* Listing
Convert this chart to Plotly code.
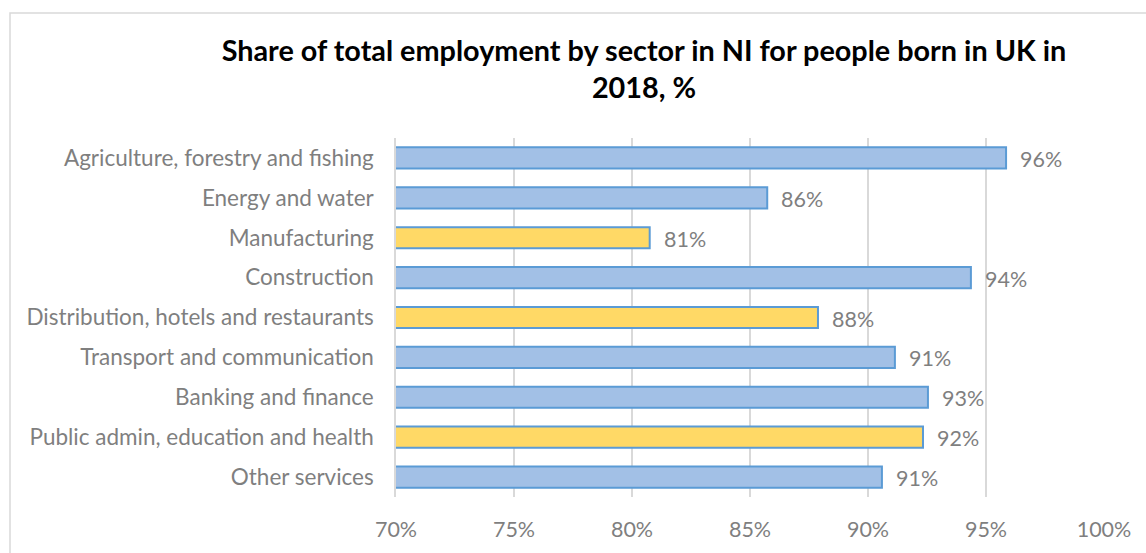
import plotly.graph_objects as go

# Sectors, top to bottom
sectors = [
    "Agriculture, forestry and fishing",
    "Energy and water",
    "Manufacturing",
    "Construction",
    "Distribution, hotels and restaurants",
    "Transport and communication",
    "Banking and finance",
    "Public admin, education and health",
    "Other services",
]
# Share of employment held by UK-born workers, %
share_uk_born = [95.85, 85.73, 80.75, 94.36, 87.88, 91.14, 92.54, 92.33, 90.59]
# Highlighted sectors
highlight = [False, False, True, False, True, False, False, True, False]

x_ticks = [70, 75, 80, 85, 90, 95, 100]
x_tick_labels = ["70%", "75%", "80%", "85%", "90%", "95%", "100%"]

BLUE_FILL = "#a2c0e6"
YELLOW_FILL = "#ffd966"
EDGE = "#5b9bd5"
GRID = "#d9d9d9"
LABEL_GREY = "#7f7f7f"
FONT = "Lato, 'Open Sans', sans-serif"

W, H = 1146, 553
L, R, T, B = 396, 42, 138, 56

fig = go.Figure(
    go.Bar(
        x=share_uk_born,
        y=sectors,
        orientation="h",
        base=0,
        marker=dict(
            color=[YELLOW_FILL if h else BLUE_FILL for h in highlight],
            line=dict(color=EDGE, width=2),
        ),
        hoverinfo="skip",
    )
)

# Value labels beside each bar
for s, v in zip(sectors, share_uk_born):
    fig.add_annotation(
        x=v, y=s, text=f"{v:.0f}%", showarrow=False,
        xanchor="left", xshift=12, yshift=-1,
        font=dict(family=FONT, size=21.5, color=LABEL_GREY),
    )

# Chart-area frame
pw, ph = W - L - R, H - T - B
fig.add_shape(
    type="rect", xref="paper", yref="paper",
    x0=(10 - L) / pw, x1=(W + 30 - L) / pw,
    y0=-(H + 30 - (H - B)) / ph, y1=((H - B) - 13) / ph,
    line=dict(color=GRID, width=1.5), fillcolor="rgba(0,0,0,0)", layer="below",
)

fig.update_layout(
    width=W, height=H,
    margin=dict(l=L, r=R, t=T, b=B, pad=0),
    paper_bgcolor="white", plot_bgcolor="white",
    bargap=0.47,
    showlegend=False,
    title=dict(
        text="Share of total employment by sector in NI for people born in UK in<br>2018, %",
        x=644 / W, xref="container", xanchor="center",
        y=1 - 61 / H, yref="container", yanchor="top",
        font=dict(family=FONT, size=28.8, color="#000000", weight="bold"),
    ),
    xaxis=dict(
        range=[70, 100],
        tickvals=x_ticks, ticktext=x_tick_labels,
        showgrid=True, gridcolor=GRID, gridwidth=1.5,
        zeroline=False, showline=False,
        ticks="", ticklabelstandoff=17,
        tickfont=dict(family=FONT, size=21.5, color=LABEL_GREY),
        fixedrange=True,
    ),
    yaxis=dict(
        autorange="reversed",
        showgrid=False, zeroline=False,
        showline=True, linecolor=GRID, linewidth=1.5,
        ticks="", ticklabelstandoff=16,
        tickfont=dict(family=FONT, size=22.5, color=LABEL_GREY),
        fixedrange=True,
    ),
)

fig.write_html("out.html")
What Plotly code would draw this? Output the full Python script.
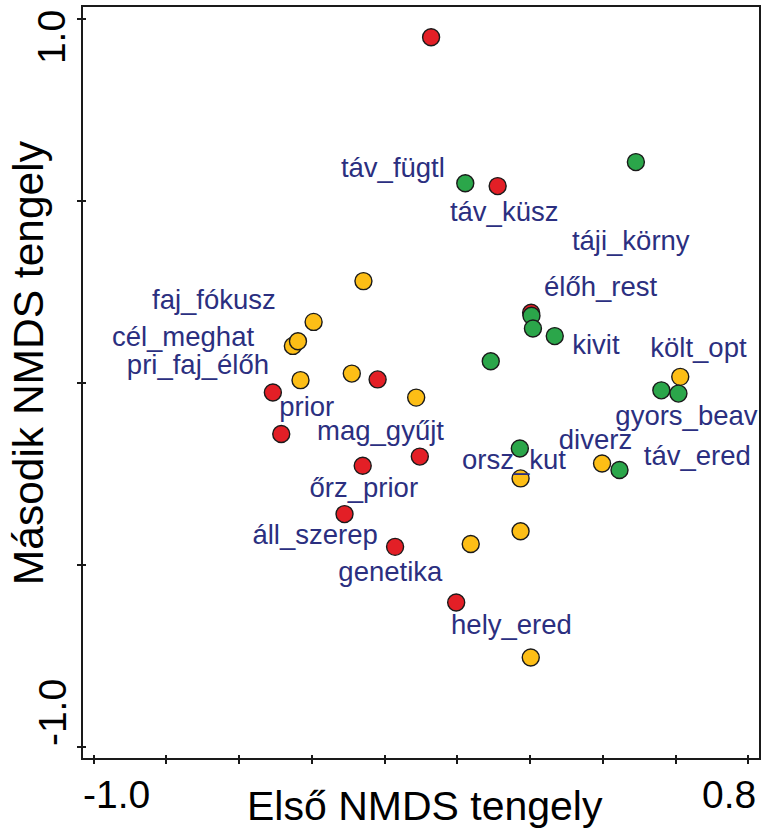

==

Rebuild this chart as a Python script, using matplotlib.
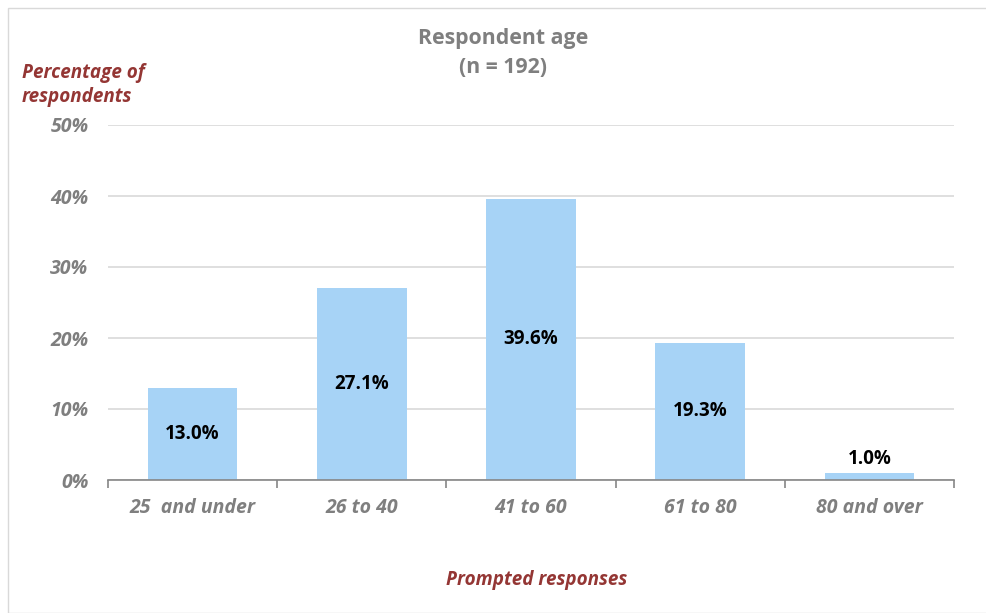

---

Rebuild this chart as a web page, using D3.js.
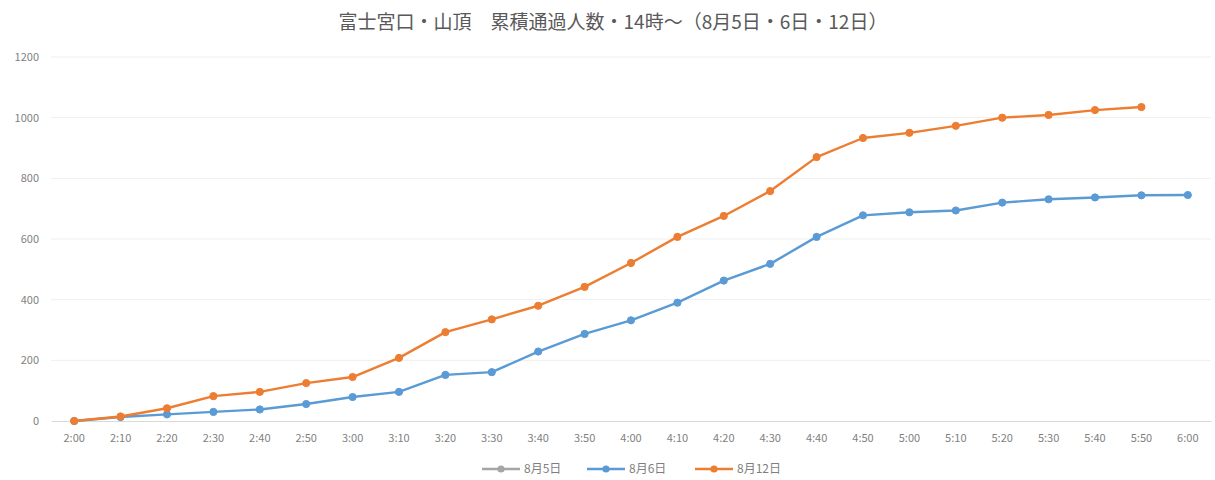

* Exercise goal
Identify the lines of the data that contain the word "this". Copy each of them.

* In response
Convert this chart to Plotly code.
What Plotly code would draw this? Output the full Python script.
Rebuild this chart as a Python script, using matplotlib.
Rebuild this chart as a web page, using D3.js.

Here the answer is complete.